However, in my honest opinion, it is hard to judge for someone, especially when relationship problem is concerned. Becoz wad happened during a couple's marriage life will only be known between themselves. If nothing works out even though several attempts are made, perhaps turn to professional advisor, the marriage counsellors.

aborting the child should Never, ever come into the picture.
 

SunShine07

Member
should she divorce her hubby if:

he plays computer every free time he got.
look, msg, download girls *naked* pictures.
demand to have his face done like facial service at 12.30am when his wife is 4months preggie.
do not give her allowance for food.
want to have a massage when his wife need one badly.
ask her to go out and never come home again.
demand dat she only can use the computer when he is not around.
must not speak a word when he is playing computer, even when she's looking at him watching other girls profile.. and msg something like: hi can we be friends.
and when she starts to scream and yell at him. he want to divorce and wants his wife to change just for him.
Hang up her phone when he dont feel like talking to her.

do u think she should file a divorce or abort the child?
What I see from here is that, this man don't have love for her at all.
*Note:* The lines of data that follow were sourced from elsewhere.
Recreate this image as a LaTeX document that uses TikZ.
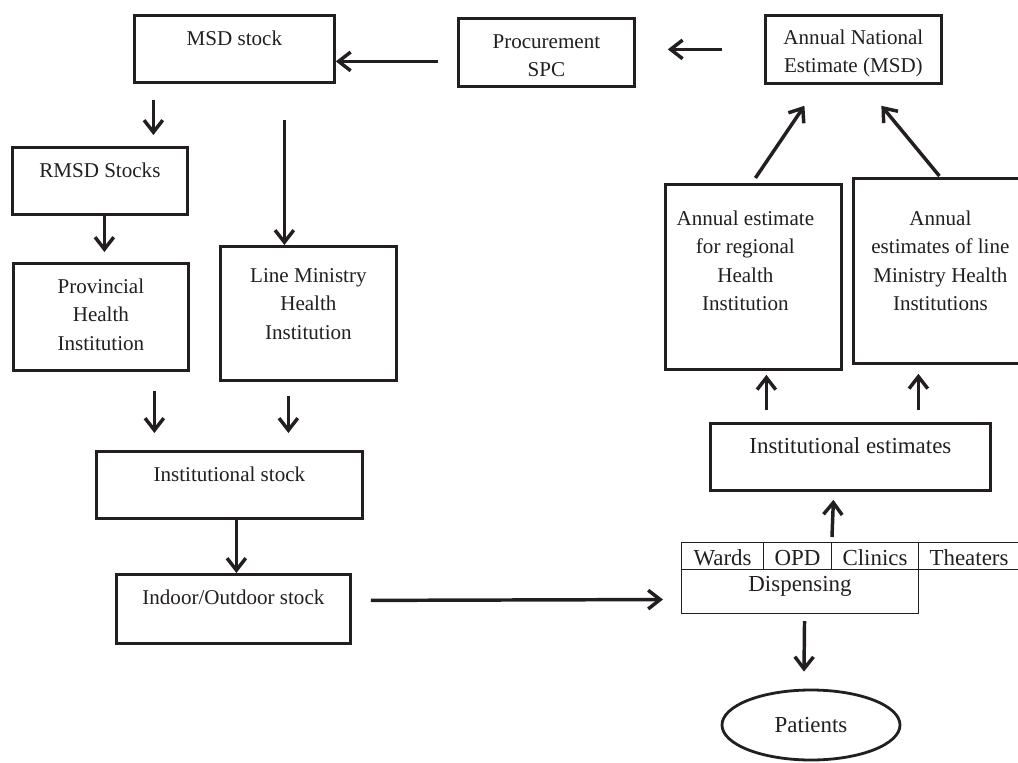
\documentclass[tikz,border=0pt]{standalone}
\usepackage{fontspec}
\setmainfont{Liberation Serif}
\usetikzlibrary{arrows.meta,shapes.geometric}
\newdimen\px \px=0.75pt
\newcommand\fsA{\fontsize{15.8pt}{21.3pt}\selectfont}
\newcommand\fsB{\fontsize{17.2pt}{21.3pt}\selectfont}
\newcommand\bt[5][0]{\parbox[c][#3\px][t]{#2\px}{\centering\rightskip=#1\px plus 1fil\relax\vspace*{\dimexpr#4\px-13pt\relax}\rule{0pt}{13pt}#5}}
\definecolor{ink}{HTML}{231F20}
\tikzset{
  box/.style={draw=ink, line width=2.1pt, inner sep=0pt, anchor=north west, font=\fsA, text=ink},
  cell/.style={draw=ink, line width=0.8pt, inner sep=0pt, anchor=north west, font=\fsB, text=ink},
  arr/.style={draw=ink, line width=2.6pt, -{Straight Barb[length=9pt,width=14pt]}},
}
\begin{document}
\begin{tikzpicture}[x=0.75pt,y=-0.75pt]
\clip (0,0) rectangle (1018,763);
\fill[white] (0,0) rectangle (1018,763);
% boxes
\node[box] (msd) at (133,14) {\bt{200}{67}{30}{MSD stock}};
\node[box] (proc) at (457,17) {\bt{176}{68}{30}{Procurement\\SPC}};
\node[box] (ane) at (764,14) {\bt{176}{68}{29}{Annual National\\Estimate (MSD)}};
\node[box] (rmsd) at (11,146) {\bt{175}{67}{30}{RMSD Stocks}};
\node[box] (prov) at (12,262) {\bt{175}{107}{30}{Provincial\\Health\\Institution}};
\node[box] (lmhi) at (219,245) {\bt{176}{134}{36}{Line Ministry\\Health\\Institution}};
\node[box] (inst) at (95,450) {\bt{266}{67}{30}{Institutional stock}};
\node[box] (indoor) at (115,573) {\bt{234}{69}{30}{Indoor/Outdoor stock}};
\node[box] (reg) at (664,183) {\bt[16]{176}{185}{41}{Annual estimate\\for regional\\Health\\Institution}};
\node[box] (lmest) at (852,177) {\bt{174}{185}{47}{Annual\\estimates of line\\Ministry Health\\Institutions}};
\node[box, font=\fsB] (iest) at (709,422) {\bt{280}{67}{30}{Institutional estimates}};
% table
\node[cell] (wards) at (681,542) {\bt{82}{27}{23}{Wards}};
\node[cell] (opd) at (763,542) {\bt{68}{27}{23}{OPD}};
\node[cell] (clin) at (831,542) {\bt{87}{27}{23}{Clinics}};
\node[cell] (thea) at (918,542) {\bt{101}{27}{23}{Theaters}};
\node[cell] (disp) at (681,569) {\bt{237}{44}{22}{Dispensing}};
% patients
\node[draw=ink, text=ink, ellipse, line width=2.1pt, inner sep=0pt, minimum width=133.5pt, minimum height=52.5pt, font=\fsB] (pat) at (811,725) {Patients};
% arrows
\draw[arr] ([shift={(-19,9)}]proc.west) -- ([shift={(0,12.5)}]msd.east);
\draw[arr] ([shift={(-42,0)}]ane.west) -- ([shift={(32,0)}]proc.east |- ane.west);
\draw[arr] ([shift={(-81,16)}]msd.south) -- ([shift={(53.5,-11)}]rmsd.north);
\draw[arr] ([shift={(50,36)}]msd.south) -- ([shift={(-24,0)}]lmhi.north);
\draw[arr] ([shift={(4.5,0)}]rmsd.south) -- ([shift={(3.5,-10)}]prov.north);
\draw[arr] ([shift={(53.5,19)}]prov.south) -- ([shift={(-75,-17)}]inst.north);
\draw[arr] ([shift={(-20,14)}]lmhi.south) -- ([shift={(59,-17)}]inst.north);
\draw[arr] ([shift={(7,0)}]inst.south) -- ([shift={(3,0)}]indoor.north);
\draw[arr] ([shift={(19,-8.5)}]indoor.east) -- ([shift={(-18,8)}]disp.west);
\draw[arr] ([shift={(1,-5)}]clin.north west) -- ([shift={(-17,8)}]iest.south);
\draw[arr] ([shift={(-84,-12)}]iest.north) -- ([shift={(13,4)}]reg.south);
\draw[arr] ([shift={(68,-12)}]iest.north) -- ([shift={(-22,9)}]lmest.south);
\draw[arr] ([shift={(2,-5)}]reg.north) -- ([shift={(-49,21)}]ane.south);
\draw[arr] ([shift={(-1,-1)}]lmest.north) -- ([shift={(28,21)}]ane.south);
\draw[arr] ([shift={(4.5,7)}]disp.south) -- ([shift={(-7,-17)}]pat.north);
\end{tikzpicture}
\end{document}
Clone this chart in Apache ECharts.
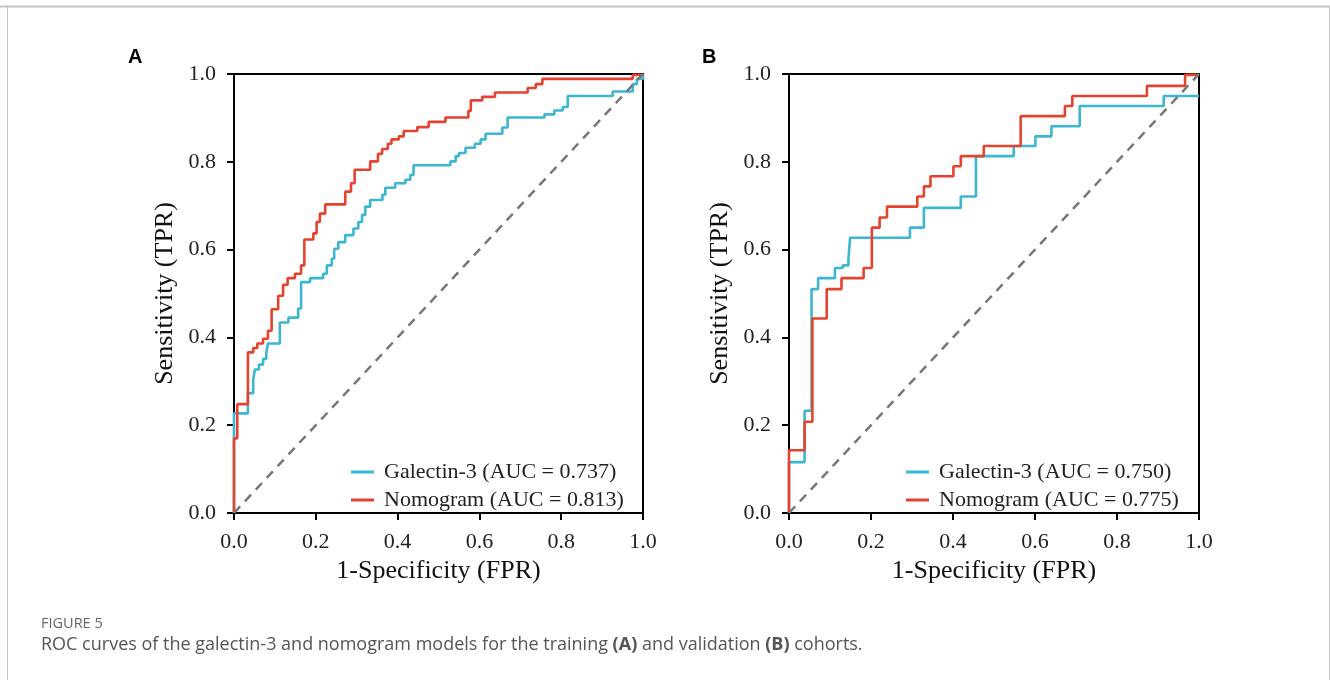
<!DOCTYPE html>
<html>
<head>
<meta charset="utf-8">
<script src="https://cdn.jsdelivr.net/npm/echarts@6/dist/echarts.min.js"></script>
<style>
html,body{margin:0;padding:0;background:#fff;}
#chart{width:1330px;height:680px;}
</style>
</head>
<body>
<div id="chart"></div>
<script>
// ---- Data ----
const tickValues = [0, 0.2, 0.4, 0.6, 0.8, 1.0];

// Panel A (training)
const fprA_gal = [0, 0, 0.034, 0.047, 0.051, 0.061, 0.071, 0.079, 0.083, 0.112, 0.133, 0.157, 0.164, 0.186, 0.218, 0.227, 0.239, 0.245, 0.255, 0.272, 0.292, 0.304, 0.313, 0.321, 0.333, 0.363, 0.370, 0.394, 0.419, 0.431, 0.439, 0.529, 0.542, 0.550, 0.566, 0.589, 0.603, 0.615, 0.656, 0.669, 0.759, 0.783, 0.804, 0.816, 0.926, 0.975, 0.985, 1.0];
const tprA_gal = [0, 0.227, 0.273, 0.304, 0.327, 0.338, 0.351, 0.366, 0.386, 0.434, 0.445, 0.466, 0.526, 0.535, 0.545, 0.564, 0.579, 0.602, 0.617, 0.633, 0.648, 0.663, 0.679, 0.698, 0.713, 0.725, 0.741, 0.751, 0.759, 0.770, 0.792, 0.801, 0.813, 0.820, 0.832, 0.841, 0.851, 0.864, 0.878, 0.901, 0.908, 0.917, 0.925, 0.950, 0.960, 0.977, 0.989, 1.0];
const fprA_nom = [0, 0, 0.008, 0.034, 0.047, 0.057, 0.071, 0.083, 0.092, 0.108, 0.120, 0.131, 0.149, 0.164, 0.172, 0.194, 0.202, 0.210, 0.223, 0.272, 0.286, 0.295, 0.333, 0.352, 0.362, 0.376, 0.385, 0.403, 0.415, 0.448, 0.476, 0.517, 0.573, 0.579, 0.607, 0.638, 0.718, 0.738, 0.754, 0.975, 1.0];
const tprA_nom = [0, 0.170, 0.248, 0.366, 0.376, 0.386, 0.397, 0.415, 0.464, 0.495, 0.520, 0.535, 0.545, 0.564, 0.623, 0.637, 0.663, 0.682, 0.703, 0.732, 0.751, 0.782, 0.801, 0.818, 0.829, 0.841, 0.851, 0.858, 0.870, 0.879, 0.891, 0.901, 0.916, 0.940, 0.948, 0.958, 0.968, 0.977, 0.989, 0.998, 0.998];

// Panel B (validation)
const fprB_gal = [0, 0, 0.038, 0.055, 0.071, 0.112, 0.131, 0.145, 0.149, 0.295, 0.329, 0.419, 0.456, 0.548, 0.601, 0.640, 0.709, 0.914, 1.0];
const tprB_gal = [0, 0.116, 0.233, 0.510, 0.535, 0.558, 0.564, 0.579, 0.627, 0.650, 0.695, 0.721, 0.813, 0.836, 0.858, 0.881, 0.927, 0.950, 0.950];
const fprB_nom = [0, 0, 0.038, 0.057, 0.092, 0.128, 0.182, 0.202, 0.221, 0.239, 0.313, 0.329, 0.345, 0.401, 0.419, 0.475, 0.565, 0.673, 0.691, 0.873, 0.966, 1.0];
const tprB_nom = [0, 0.143, 0.208, 0.443, 0.510, 0.535, 0.558, 0.650, 0.673, 0.698, 0.721, 0.744, 0.767, 0.790, 0.813, 0.836, 0.904, 0.927, 0.950, 0.973, 0.998, 0.998];

const diagX = [0, 1];
const diagY = [0, 1];

const namesA = ['Galectin-3 (AUC = 0.737)', 'Nomogram (AUC = 0.813)'];
const namesB = ['Galectin-3 (AUC = 0.750)', 'Nomogram (AUC = 0.775)'];
const panelLabels = ['A', 'B'];
const xTitle = '1-Specificity (FPR)';
const yTitle = 'Sensitivity (TPR)';
const captionHead = 'FIGURE 5';

// ---- Build ----
const zip = (xs, ys) => xs.map((x, i) => [x, ys[i]]);
const BLUE = '#3db6d1';
const RED = '#e5432f';
const SERIF = '"Liberation Serif", "Times New Roman", serif';

function xAx(gi) {
  return {
    gridIndex: gi, type: 'value', min: 0, max: 1, interval: 0.2,
    name: xTitle, nameLocation: 'middle', nameGap: 45,
    nameTextStyle: {fontFamily: SERIF, fontSize: 26, color: '#111'},
    axisLine: {show: true, lineStyle: {color: '#000', width: 2}},
    axisTick: {show: true, length: 7, lineStyle: {color: '#000', width: 2}},
    axisLabel: {fontFamily: SERIF, fontSize: 22, color: '#222', margin: 18, formatter: v => v.toFixed(1)},
    splitLine: {show: false}
  };
}
function yAx(gi) {
  return {
    gridIndex: gi, type: 'value', min: 0, max: 1, interval: 0.2,
    name: yTitle, nameLocation: 'middle', nameGap: 56,
    nameTextStyle: {fontFamily: SERIF, fontSize: 26, color: '#111'},
    axisLine: {show: true, lineStyle: {color: '#000', width: 2}},
    axisTick: {show: true, length: 7, lineStyle: {color: '#000', width: 2}},
    axisLabel: {fontFamily: SERIF, fontSize: 22, color: '#222', margin: 18, formatter: v => v.toFixed(1)},
    splitLine: {show: false}
  };
}
function roc(name, gi, data, color) {
  return {
    name, type: 'line', xAxisIndex: gi, yAxisIndex: gi, data,
    step: 'end', showSymbol: false, symbol: 'none', silent: true,
    lineStyle: {color, width: 2.6}, itemStyle: {color}
  };
}
function diag(gi) {
  return {
    type: 'line', xAxisIndex: gi, yAxisIndex: gi, data: zip(diagX, diagY),
    showSymbol: false, symbol: 'none', silent: true,
    lineStyle: {color: '#777', width: 2.5, type: [9, 7]}
  };
}
function legend(left, names) {
  return {
    left, top: 456, orient: 'vertical', data: names,
    icon: 'rect', itemWidth: 23, itemHeight: 3, itemGap: 6,
    textStyle: {fontFamily: SERIF, fontSize: 22, color: '#222', padding: [0, 0, 0, 5]}
  };
}

const option = {
  animation: false,
  backgroundColor: '#fff',
  grid: [
    {left: 234, top: 74, width: 409, height: 439, show: true, borderColor: '#000', borderWidth: 2},
    {left: 789, top: 74, width: 410, height: 439, show: true, borderColor: '#000', borderWidth: 2}
  ],
  xAxis: [xAx(0), xAx(1)],
  yAxis: [yAx(0), yAx(1)],
  legend: [legend(346, namesA), legend(901, namesB)],
  title: [
    {text: panelLabels[0], left: 123, top: 42, textStyle: {fontFamily: '"Liberation Sans", Arial, sans-serif', fontWeight: 'bold', fontSize: 20, color: '#000'}},
    {text: panelLabels[1], left: 697, top: 42, textStyle: {fontFamily: '"Liberation Sans", Arial, sans-serif', fontWeight: 'bold', fontSize: 20, color: '#000'}},
    {text: captionHead, left: 36, top: 611, textStyle: {fontFamily: '"Open Sans", sans-serif', fontWeight: 'normal', fontSize: 14.5, color: '#666'}},
    {
      text: '{n|ROC curves of the galectin-3 and nomogram models for the training }{b|(A)}{n| and validation }{b|(B)}{n| cohorts.}',
      left: 36, top: 631,
      textStyle: {
        fontWeight: 'normal',
        rich: {
          n: {fontFamily: '"Open Sans", sans-serif', fontSize: 18, color: '#555', fontWeight: 'normal'},
          b: {fontFamily: '"Open Sans", sans-serif', fontSize: 18, color: '#555', fontWeight: 'bold'}
        }
      }
    }
  ],
  graphic: [
    {type: 'line', shape: {x1: 0, y1: 6.5, x2: 1330, y2: 6.5}, style: {stroke: '#c4c4c4', lineWidth: 2}, silent: true},
    {type: 'line', shape: {x1: 7.5, y1: 6, x2: 7.5, y2: 680}, style: {stroke: '#c4c4c4', lineWidth: 1}, silent: true},
    {type: 'line', shape: {x1: 1329.5, y1: 6, x2: 1329.5, y2: 680}, style: {stroke: '#c4c4c4', lineWidth: 1}, silent: true}
  ],
  series: [
    roc(namesA[0], 0, zip(fprA_gal, tprA_gal), BLUE),
    roc(namesA[1], 0, zip(fprA_nom, tprA_nom), RED),
    diag(0),
    roc(namesB[0], 1, zip(fprB_gal, tprB_gal), BLUE),
    roc(namesB[1], 1, zip(fprB_nom, tprB_nom), RED),
    diag(1)
  ]
};

const chart = echarts.init(document.getElementById('chart'), null, {renderer: 'canvas'});
chart.setOption(option);
</script>
</body>
</html>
Was he like that all along or he just started to behave this way recently?

To be frank, if I were your friend, I won't hesitate to divorce him immediately for the sake of the child. Because, I won't want my child to be like him.
 

dolliepollie

New Member
well.. thanks for all the replies.. but today im totally speechless.

the guy talk things out with her.. with some kinda terms and conditions.

AND she AGREES with it..

guess my gf really loves him alot. she say maybe when the baby is out he will pay more attention to her..

well.. maybe like wad you say.. there are things that happen between the couple dat i might not know.. so if its her choice den let it be.. :)
 

lisa_ng

Active Member
marriage is so easily done with one signature.

but to divorce takes a lot of effort, time and money.
most of all is the feelings that you have invested.
 

VroomVroomBoys

Alpha Male
lisa_ng said:
marriage is so easily done with one signature.

but to divorce takes a lot of effort, time and money.
most of all is the feelings that you have invested.
My happy family now is from a 2nd marriage ... yes, I was also a divorcee once.

Looking back, I have totally NO REGRETS with cutting losses on the time, money & emotions all wrongly invested.
Maybe my decision was so much easier becoz we didn't have any children ... but I simply believe in 长痛不如短痛.

That's why I am more than willing to give anyone (including strangers from this forum) that needed push ... if you tell me you know there is something wrong in your relationship ... & that it's still not improving, even after you've tried working on it repeatedly.